Tuesday, April 21, 2009

Greenhouse Gases and the EPA

We all know that greenhouse gases are horrible for the environment, so shouldn’t it be obvious that they’re bad for your health too? Well now, according to the EPA, this assumption has become a cold hard fact.

After being told back in April 2007 by the Supreme Court that greenhouse-gas emissions could be regulated under the Clean Air Act if the EPA determined whether or not they posed a threat to public health and welfare, the agency succeeded this past Friday in determining that yes, planet-warming greenhouse gases pose a danger to public health and welfare.

Still, passing White House review is just an early step in this process, but a good step nonetheless. Obviously the Obama administration is moving closer to efficiently and productively regulating carbon dioxide emissions, but how exactly regulation will take place and what industries will be most affected has yet to be covered. Surely though, cars and power plants will be at the top of the list in terms of seeing drastic change, especially since “coal-fired power plants alone account for 40 percent of emissions.” To learn more about the Supreme Court rulings and what next steps are being taken check out more of what writer Kate Sheppard has to say over at Grist.

As for the actual health problems that are relevant here, the EPA is looking at six major emissions. As H. Josef Hebert of the Associated Press says in his article, besides the obvious, carbon dioxide-the main product of burning fossil fuels-scientists believe methane (CH4), nitrous oxide (N2O), hydroflourocarbons (HFCs), perfluorocarbons (PFCs), and sulfur hexafluoride (SF6) to be the most dangerous. Directly, such emissions can create devastating results.
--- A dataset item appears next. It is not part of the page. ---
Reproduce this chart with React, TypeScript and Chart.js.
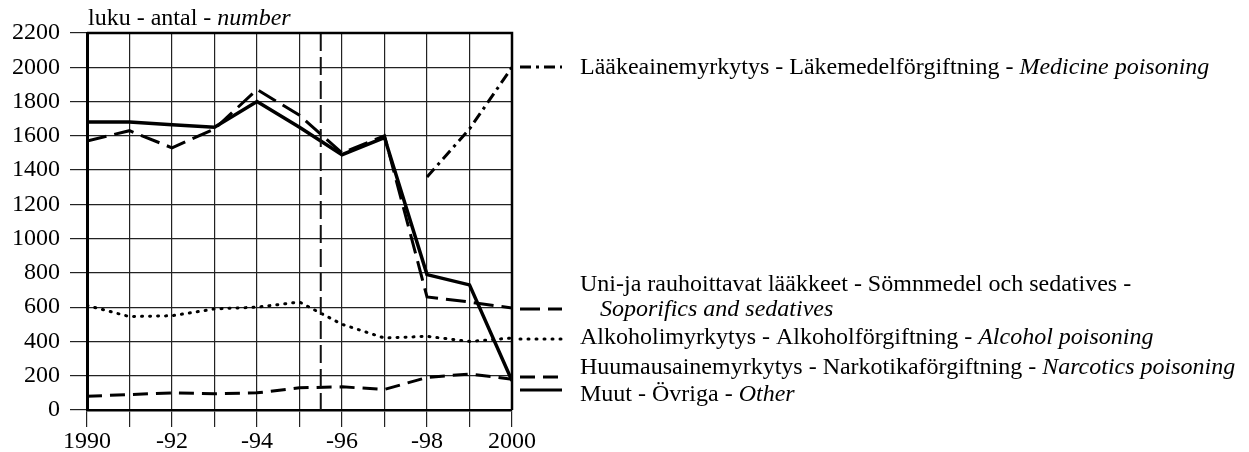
import React, { useEffect, useRef } from "react";
import { Chart, registerables } from "chart.js";

Chart.register(...registerables);

const years = [1990, 1991, 1992, 1993, 1994, 1995, 1996, 1997, 1998, 1999, 2000];
const medicine = [null, null, null, null, null, null, null, null, 1360, 1640, 2000];
const soporifics = [1570, 1630, 1530, 1640, 1870, 1720, 1500, 1600, 660, 630, 595];
const alcohol = [610, 545, 550, 590, 600, 630, 500, 420, 430, 400, 420];
const narcotics = [80, 90, 100, 95, 100, 130, 135, 120, 190, 210, 180];
const other = [1680, 1680, 1665, 1650, 1800, 1650, 1490, 1590, 790, 730, 170];
const breakYear = 1995.5;
const yMin = 0;
const yMax = 2200;
const yStep = 200;

const FONT = "Liberation Serif";
const FS = 24;

const pts = (vals: (number | null)[]) =>
  years
    .map((x, i) => ({ x, y: vals[i] }))
    .filter((p) => p.y !== null) as { x: number; y: number }[];

const dashMed = [11, 5, 3, 5];
const dashSop = [20, 8];
const dashAlc = [1, 7];
const dashNar = [15, 8];

function drawRich(ctx: CanvasRenderingContext2D, x: number, y: number, parts: [string, boolean][]) {
  let cx = x;
  for (const [t, it] of parts) {
    ctx.font = `${it ? "italic " : ""}${FS}px "${FONT}"`;
    ctx.fillText(t, cx, y);
    cx += ctx.measureText(t).width;
  }
}

const overlay = {
  id: "overlay",
  afterDraw(chart: any) {
    const ctx: CanvasRenderingContext2D = chart.ctx;
    const a = chart.chartArea;
    const xs = chart.scales.x;
    ctx.save();
    // break line
    const bx = xs.getPixelForValue(breakYear);
    ctx.strokeStyle = "#111";
    ctx.lineWidth = 2;
    ctx.setLineDash([18, 6]);
    ctx.beginPath();
    ctx.moveTo(bx, a.top);
    ctx.lineTo(bx, a.bottom);
    ctx.stroke();
    ctx.setLineDash([]);
    // frame top/right
    ctx.lineWidth = 2.5;
    ctx.strokeStyle = "#000";
    ctx.beginPath();
    ctx.moveTo(a.left, a.top);
    ctx.lineTo(a.right, a.top);
    ctx.lineTo(a.right, a.bottom);
    ctx.stroke();

    ctx.fillStyle = "#000";
    ctx.textBaseline = "middle";
    ctx.textAlign = "left";
    // title
    drawRich(ctx, a.left + 1, 19, [["luku - antal - ", false], ["number", true]]);

    // legend
    const lx0 = a.right + 8;
    const lx1 = a.right + 50;
    const tx = a.right + 68;
    const leg = (y: number, dash: number[], w: number, cap: CanvasLineCap) => {
      ctx.save();
      ctx.strokeStyle = "#000";
      ctx.lineWidth = w;
      ctx.lineCap = cap;
      ctx.setLineDash(dash);
      ctx.beginPath();
      ctx.moveTo(lx0, y);
      ctx.lineTo(lx1, y);
      ctx.stroke();
      ctx.restore();
    };
    leg(67, dashMed, 3, "butt");
    drawRich(ctx, tx, 68, [["Lääkeainemyrkytys - Läkemedelförgiftning - ", false], ["Medicine poisoning", true]]);
    leg(309, dashSop, 3, "butt");
    drawRich(ctx, tx, 285, [["Uni-ja rauhoittavat lääkkeet - Sömnmedel och sedatives -", false]]);
    drawRich(ctx, tx + 20, 310, [["Soporifics and sedatives", true]]);
    leg(339, dashAlc, 3, "round");
    drawRich(ctx, tx, 338, [["Alkoholimyrkytys - Alkoholförgiftning - ", false], ["Alcohol poisoning", true]]);
    leg(377, dashNar, 3, "butt");
    drawRich(ctx, tx, 368, [["Huumausainemyrkytys - Narkotikaförgiftning - ", false], ["Narcotics poisoning", true]]);
    leg(390, [], 3, "butt");
    drawRich(ctx, tx, 395, [["Muut - Övriga - ", false], ["Other", true]]);
    ctx.restore();
  },
};

export default function App() {
  const ref = useRef<HTMLCanvasElement | null>(null);
  useEffect(() => {
    if (!ref.current) return;
    const ds = (label: string, vals: (number | null)[], dash: number[], w: number, cap: string) => ({
      label,
      data: pts(vals),
      borderColor: "#000",
      borderWidth: w,
      borderDash: dash,
      borderCapStyle: cap,
      pointRadius: 0,
      fill: false,
      tension: 0,
    });
    const chart = new Chart(ref.current, {
      type: "line",
      data: {
        datasets: [
          ds("Medicine poisoning", medicine, dashMed, 3, "butt"),
          ds("Soporifics and sedatives", soporifics, dashSop, 3, "butt"),
          ds("Alcohol poisoning", alcohol, dashAlc, 3, "round"),
          ds("Narcotics poisoning", narcotics, dashNar, 3, "butt"),
          ds("Other", other, [], 3.5, "butt"),
        ] as any,
      },
      options: {
        animation: false,
        responsive: true,
        maintainAspectRatio: false,
        layout: { padding: { left: 0, top: 33, right: 737, bottom: 0 } },
        plugins: { legend: { display: false }, tooltip: { enabled: false }, title: { display: false } },
        scales: {
          x: {
            type: "linear",
            min: years[0],
            max: years[years.length - 1],
            afterFit: (s: any) => {
              s.height = 42;
            },
            ticks: {
              stepSize: 1,
              autoSkip: false,
              maxRotation: 0,
              padding: 0,
              color: "#000",
              font: { family: FONT, size: FS },
              callback: (v: any) => {
                const n = Number(v);
                if (n % 2 !== 0) return "";
                if (n === years[0] || n === years[years.length - 1]) return String(n);
                return "-" + String(n).slice(2);
              },
            },
            grid: { color: "#222", lineWidth: 1.2, tickLength: 17, drawTicks: true },
            border: { display: true, color: "#000", width: 2.5 },
          },
          y: {
            min: yMin,
            max: yMax,
            afterFit: (s: any) => {
              s.width = 87;
            },
            ticks: {
              stepSize: yStep,
              padding: 10,
              color: "#000",
              font: { family: FONT, size: FS },
              callback: (v: any) => String(v),
            },
            grid: { color: "#222", lineWidth: 1.2, tickLength: 17, drawTicks: true },
            border: { display: true, color: "#000", width: 3 },
          },
        },
      },
      plugins: [overlay],
    } as any);
    return () => chart.destroy();
  }, []);
  return (
    <div style={{ position: "absolute", left: 0, top: 0, width: 1249, height: 452, background: "#fff" }}>
      <canvas ref={ref} />
    </div>
  );
}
Andrei Tchernitchin, secretary of the Chilean Medical Association's Health Commission, supports that in Chile, "Santiago's air pollution is causing not only acute respiratory infections and an increase in premature mortality due to cardiovascular or pulmonary disease, but in the long term also chronic diseases such as lung cancer and persistent impairment of immune function hormone regulation." Read more about what Tchernitchin has to say here.

On a broader level, the World Health Organization believes these emissions to affect the public health in the following ways:

-Increasing frequencies of heatwaves: recent analyses show that human-induced climate change significantly increased the likelihood of the European summer heatwave of 2003.
-More variable precipitation patterns are likely to compromise the supply of freshwater, increasing risks of water-borne disease.
-Rising temperatures and variable precipitation are likely to decrease the production of staple foods in many of the poorest regions, increasing risks of malnutrition.
-Rising sea levels increase the risk of coastal flooding, and may necessitate population displacement. More than half of the world's population now lives within 60km of the sea. Some of the most vulnerable regions are the Nile delta in Egypt, the Ganges-Brahmaputra delta in Bangladesh, and many small islands, such as the Maldives, the Marshall Islands and Tuvalu.
-Changes in climate are likely to lengthen the transmission seasons of important vector-borne diseases, and to alter their geographic range, potentially bringing them to regions that lack population immunity and/or a strong public health infrastructure.

All in all, it looks like the US is in business for finding a sustainable way to regulate greenhouse gases and solutions for the health effects of these problems. Who knows, maybe this is just the beginning of an even bigger movement towards greener living, better health, and a better planet.